Ringfort (Rath), Lag, Co. Cork
Co. Cork |
Ringforts
A dense thicket of blackthorn now guards this small ringfort in Lag, Co. Cork, making its interior effectively unreachable.
That impenetrability is, in a quiet way, part of what has preserved it. The blackthorn has done what neglect and encroachment could not undo elsewhere.

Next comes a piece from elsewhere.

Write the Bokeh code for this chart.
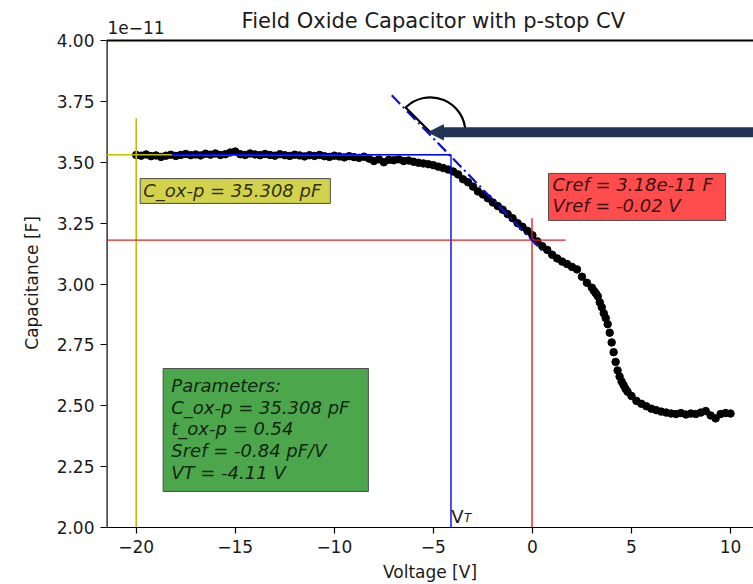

A rath is an early medieval enclosure, typically circular, formed by a raised earthen platform surrounded by a fosse, or ditch, and used as a farmstead or defended residence. This one sits on a north-east-facing slope in pasture, and its circular form, roughly 25 metres in diameter, has been traceable on Ordnance Survey maps since at least 1842, when the first six-inch survey recorded it as a hachured circular enclosure. The same outline appears again on the 1906 and 1937 editions, suggesting the earthwork survived the intervening century with its basic shape intact. Up close, however, the picture is less tidy. The platform rises only about 0.2 metres above the surrounding ground, and the fosse that encloses it reaches a depth of around 0.4 metres, both modest dimensions. Some damage has been done: part of the platform has been removed to the north-east, the fosse has been infilled to the south-east, and a field fence runs immediately outside the fosse to the south, cutting close to its edge.